## DATA SHOWN
★ ★ ★ ★ ★ ★ ★

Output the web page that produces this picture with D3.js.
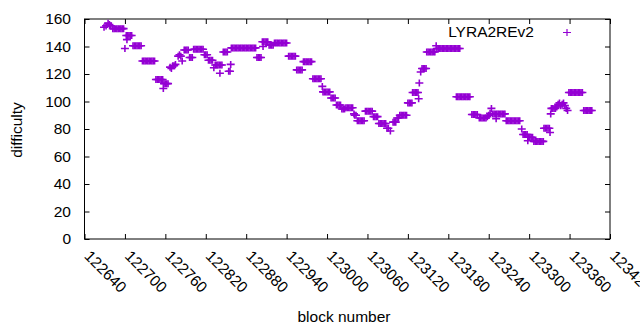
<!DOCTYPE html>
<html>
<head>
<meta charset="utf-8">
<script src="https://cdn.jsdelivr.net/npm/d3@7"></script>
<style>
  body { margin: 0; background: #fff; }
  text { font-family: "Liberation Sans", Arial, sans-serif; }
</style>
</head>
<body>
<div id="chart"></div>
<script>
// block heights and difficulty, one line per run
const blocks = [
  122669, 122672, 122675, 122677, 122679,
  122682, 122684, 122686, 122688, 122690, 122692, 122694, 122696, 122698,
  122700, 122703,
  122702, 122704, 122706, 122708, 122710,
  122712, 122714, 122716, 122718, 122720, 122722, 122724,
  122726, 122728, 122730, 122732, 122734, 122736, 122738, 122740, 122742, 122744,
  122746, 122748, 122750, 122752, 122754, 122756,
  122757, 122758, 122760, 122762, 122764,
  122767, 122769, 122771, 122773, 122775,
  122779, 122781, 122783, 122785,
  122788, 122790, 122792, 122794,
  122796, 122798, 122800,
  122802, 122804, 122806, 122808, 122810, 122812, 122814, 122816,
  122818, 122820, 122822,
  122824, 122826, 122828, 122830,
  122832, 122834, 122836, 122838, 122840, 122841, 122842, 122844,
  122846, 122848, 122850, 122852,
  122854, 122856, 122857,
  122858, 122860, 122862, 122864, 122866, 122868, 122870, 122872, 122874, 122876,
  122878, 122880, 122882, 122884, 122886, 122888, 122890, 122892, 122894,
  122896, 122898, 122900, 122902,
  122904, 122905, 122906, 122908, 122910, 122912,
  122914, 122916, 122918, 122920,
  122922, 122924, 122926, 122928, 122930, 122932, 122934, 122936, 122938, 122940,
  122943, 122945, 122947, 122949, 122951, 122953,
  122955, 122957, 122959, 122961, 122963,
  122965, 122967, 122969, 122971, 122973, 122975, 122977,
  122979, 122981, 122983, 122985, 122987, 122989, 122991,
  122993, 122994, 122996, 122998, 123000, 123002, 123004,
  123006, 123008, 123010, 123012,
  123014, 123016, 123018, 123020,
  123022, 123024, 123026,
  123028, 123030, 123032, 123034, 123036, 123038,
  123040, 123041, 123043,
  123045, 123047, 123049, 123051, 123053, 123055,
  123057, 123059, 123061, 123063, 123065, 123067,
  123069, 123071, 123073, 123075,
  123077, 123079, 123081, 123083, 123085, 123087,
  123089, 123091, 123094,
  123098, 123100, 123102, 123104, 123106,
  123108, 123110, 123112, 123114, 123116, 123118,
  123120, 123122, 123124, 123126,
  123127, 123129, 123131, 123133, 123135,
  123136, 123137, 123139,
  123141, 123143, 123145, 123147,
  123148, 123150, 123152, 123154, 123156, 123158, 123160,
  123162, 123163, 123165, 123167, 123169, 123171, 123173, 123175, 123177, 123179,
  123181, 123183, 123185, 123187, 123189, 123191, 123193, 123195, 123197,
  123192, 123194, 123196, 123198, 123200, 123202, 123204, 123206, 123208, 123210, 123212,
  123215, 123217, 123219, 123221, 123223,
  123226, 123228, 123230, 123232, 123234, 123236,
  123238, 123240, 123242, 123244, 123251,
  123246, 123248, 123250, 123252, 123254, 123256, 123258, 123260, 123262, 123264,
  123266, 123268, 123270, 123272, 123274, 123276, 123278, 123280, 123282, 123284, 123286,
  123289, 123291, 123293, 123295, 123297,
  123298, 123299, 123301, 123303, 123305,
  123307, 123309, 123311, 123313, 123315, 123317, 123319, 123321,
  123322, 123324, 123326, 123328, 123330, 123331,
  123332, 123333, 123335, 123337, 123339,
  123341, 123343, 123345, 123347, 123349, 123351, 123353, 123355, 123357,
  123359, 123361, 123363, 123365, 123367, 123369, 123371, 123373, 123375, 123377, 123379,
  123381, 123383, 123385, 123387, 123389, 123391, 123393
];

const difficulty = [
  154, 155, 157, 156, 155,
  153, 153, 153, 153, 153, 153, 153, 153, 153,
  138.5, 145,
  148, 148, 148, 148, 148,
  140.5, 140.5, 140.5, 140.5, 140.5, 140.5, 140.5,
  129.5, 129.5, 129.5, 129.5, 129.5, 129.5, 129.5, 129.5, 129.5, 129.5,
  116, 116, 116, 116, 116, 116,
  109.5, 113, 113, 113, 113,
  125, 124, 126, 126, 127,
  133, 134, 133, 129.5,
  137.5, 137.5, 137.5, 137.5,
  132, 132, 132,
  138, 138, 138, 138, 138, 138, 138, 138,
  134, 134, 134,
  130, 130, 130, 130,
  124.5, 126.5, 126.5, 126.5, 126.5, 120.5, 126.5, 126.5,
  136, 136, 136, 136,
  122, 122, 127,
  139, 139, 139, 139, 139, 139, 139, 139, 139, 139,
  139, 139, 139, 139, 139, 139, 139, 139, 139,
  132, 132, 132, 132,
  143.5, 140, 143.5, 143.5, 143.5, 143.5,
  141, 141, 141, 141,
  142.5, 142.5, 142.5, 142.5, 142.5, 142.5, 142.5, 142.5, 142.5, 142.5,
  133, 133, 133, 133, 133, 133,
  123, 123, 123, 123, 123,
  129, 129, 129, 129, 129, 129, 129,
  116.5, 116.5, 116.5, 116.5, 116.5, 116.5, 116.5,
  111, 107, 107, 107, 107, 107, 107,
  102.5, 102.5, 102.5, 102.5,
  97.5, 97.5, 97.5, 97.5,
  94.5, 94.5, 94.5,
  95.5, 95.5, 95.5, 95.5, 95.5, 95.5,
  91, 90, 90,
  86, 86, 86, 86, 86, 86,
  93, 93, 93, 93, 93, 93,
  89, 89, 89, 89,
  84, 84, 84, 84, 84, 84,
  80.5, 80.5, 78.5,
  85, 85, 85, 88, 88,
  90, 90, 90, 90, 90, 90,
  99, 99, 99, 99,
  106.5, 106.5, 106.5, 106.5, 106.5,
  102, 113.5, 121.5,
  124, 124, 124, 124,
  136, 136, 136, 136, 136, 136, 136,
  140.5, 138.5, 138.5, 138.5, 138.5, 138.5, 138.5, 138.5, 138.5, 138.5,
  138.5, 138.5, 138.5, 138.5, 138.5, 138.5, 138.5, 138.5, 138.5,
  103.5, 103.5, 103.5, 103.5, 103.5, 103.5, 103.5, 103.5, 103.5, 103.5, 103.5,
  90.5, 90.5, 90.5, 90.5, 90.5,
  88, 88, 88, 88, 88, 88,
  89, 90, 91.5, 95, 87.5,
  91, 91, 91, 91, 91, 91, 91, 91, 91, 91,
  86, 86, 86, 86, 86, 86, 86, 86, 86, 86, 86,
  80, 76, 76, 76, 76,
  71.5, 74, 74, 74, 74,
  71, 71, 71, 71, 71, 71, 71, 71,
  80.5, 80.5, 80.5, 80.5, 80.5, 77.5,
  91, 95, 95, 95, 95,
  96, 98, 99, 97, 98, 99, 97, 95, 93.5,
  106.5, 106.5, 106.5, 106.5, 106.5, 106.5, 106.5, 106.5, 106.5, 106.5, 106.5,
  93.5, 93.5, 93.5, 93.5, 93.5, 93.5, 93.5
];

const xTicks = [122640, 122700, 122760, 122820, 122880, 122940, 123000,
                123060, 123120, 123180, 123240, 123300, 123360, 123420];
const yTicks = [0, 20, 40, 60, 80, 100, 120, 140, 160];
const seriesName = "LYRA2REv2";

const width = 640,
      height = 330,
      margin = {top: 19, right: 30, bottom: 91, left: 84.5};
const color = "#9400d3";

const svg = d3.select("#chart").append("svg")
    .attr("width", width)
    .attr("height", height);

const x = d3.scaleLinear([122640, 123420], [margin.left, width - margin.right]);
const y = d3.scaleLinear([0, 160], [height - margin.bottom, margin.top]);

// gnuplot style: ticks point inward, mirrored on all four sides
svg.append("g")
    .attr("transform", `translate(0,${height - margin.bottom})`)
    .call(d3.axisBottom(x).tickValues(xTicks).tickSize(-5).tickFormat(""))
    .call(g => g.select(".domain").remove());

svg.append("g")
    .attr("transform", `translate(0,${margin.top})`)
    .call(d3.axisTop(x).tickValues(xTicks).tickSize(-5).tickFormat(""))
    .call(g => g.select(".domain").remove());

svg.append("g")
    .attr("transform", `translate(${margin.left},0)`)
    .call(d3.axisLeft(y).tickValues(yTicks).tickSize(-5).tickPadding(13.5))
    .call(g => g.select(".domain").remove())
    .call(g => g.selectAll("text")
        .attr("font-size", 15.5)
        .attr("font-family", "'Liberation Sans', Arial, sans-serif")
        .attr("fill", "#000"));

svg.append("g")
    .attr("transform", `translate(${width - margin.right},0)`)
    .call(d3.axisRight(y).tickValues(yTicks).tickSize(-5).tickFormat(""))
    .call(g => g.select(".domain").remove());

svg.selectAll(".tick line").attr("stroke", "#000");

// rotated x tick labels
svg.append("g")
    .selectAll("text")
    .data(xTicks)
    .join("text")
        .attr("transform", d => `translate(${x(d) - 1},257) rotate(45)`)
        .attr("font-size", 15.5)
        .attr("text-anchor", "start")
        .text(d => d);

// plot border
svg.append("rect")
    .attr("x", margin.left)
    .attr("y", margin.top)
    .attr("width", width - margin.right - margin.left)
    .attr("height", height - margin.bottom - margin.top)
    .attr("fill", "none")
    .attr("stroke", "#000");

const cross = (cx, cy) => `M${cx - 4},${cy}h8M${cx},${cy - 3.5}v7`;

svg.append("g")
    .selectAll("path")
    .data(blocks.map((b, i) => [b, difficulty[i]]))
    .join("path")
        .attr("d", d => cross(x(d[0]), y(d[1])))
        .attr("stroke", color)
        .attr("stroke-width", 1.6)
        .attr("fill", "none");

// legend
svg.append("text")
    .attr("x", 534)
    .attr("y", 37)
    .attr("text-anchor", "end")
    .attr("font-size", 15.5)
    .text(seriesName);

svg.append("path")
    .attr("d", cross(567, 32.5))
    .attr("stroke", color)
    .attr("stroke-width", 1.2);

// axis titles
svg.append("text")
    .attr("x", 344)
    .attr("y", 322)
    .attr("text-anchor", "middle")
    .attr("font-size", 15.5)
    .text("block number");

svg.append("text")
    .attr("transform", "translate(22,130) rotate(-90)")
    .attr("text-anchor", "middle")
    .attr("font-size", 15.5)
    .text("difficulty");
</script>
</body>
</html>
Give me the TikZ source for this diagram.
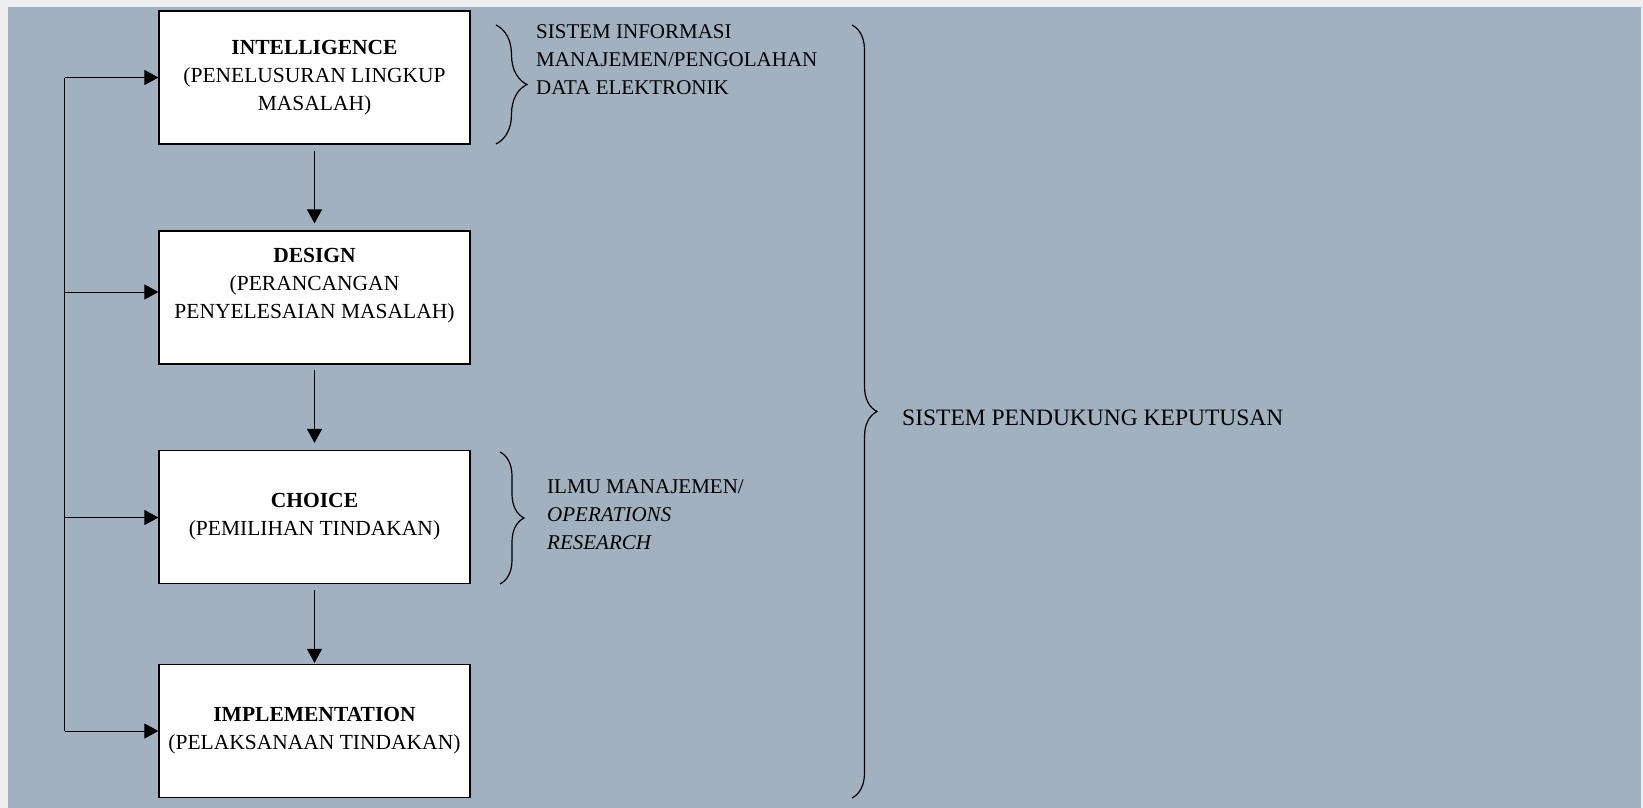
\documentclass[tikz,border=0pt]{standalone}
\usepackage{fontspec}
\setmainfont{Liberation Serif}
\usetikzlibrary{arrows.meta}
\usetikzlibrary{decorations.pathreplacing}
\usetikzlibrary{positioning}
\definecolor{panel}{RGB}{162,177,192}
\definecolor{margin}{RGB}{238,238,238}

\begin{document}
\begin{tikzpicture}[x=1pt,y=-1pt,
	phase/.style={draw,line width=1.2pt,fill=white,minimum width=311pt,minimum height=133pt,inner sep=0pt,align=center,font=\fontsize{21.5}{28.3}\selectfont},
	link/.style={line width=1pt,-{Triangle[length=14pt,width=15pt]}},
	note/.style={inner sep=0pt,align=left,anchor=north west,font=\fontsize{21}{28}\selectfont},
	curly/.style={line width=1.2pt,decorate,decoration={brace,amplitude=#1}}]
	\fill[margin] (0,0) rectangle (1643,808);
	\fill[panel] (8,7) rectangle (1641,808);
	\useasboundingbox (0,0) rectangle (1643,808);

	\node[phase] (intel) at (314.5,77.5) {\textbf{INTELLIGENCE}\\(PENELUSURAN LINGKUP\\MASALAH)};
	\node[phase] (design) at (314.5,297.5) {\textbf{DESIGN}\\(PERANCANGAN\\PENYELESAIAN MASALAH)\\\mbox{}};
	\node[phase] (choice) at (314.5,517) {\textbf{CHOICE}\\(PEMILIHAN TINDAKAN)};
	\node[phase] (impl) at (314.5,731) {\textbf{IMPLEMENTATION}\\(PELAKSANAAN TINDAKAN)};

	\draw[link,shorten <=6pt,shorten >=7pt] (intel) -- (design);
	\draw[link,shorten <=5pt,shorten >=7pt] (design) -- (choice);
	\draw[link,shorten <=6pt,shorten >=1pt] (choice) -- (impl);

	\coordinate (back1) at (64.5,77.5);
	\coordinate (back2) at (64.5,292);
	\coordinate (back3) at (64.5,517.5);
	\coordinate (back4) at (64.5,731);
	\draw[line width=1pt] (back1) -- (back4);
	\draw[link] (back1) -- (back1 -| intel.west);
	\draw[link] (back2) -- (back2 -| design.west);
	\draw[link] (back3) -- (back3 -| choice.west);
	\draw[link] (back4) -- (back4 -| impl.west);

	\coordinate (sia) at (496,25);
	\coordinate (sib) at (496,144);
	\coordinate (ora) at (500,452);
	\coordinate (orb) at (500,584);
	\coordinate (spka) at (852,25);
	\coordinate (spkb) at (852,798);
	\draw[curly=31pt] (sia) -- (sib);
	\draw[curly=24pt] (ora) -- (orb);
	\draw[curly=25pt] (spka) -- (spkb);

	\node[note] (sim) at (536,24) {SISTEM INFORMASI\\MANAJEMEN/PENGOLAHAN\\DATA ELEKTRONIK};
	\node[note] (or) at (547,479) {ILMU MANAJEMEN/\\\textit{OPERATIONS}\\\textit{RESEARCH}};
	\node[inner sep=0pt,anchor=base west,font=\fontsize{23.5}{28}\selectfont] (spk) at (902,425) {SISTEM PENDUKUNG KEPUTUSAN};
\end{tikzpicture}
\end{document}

★ ★ ★ ★ ★ ★ ★

Look over the listing. Pull out every line with the string "this" in it.

## THE ANSWER
Output the web page that produces this picture with D3.js.
Give me the TikZ source for this diagram.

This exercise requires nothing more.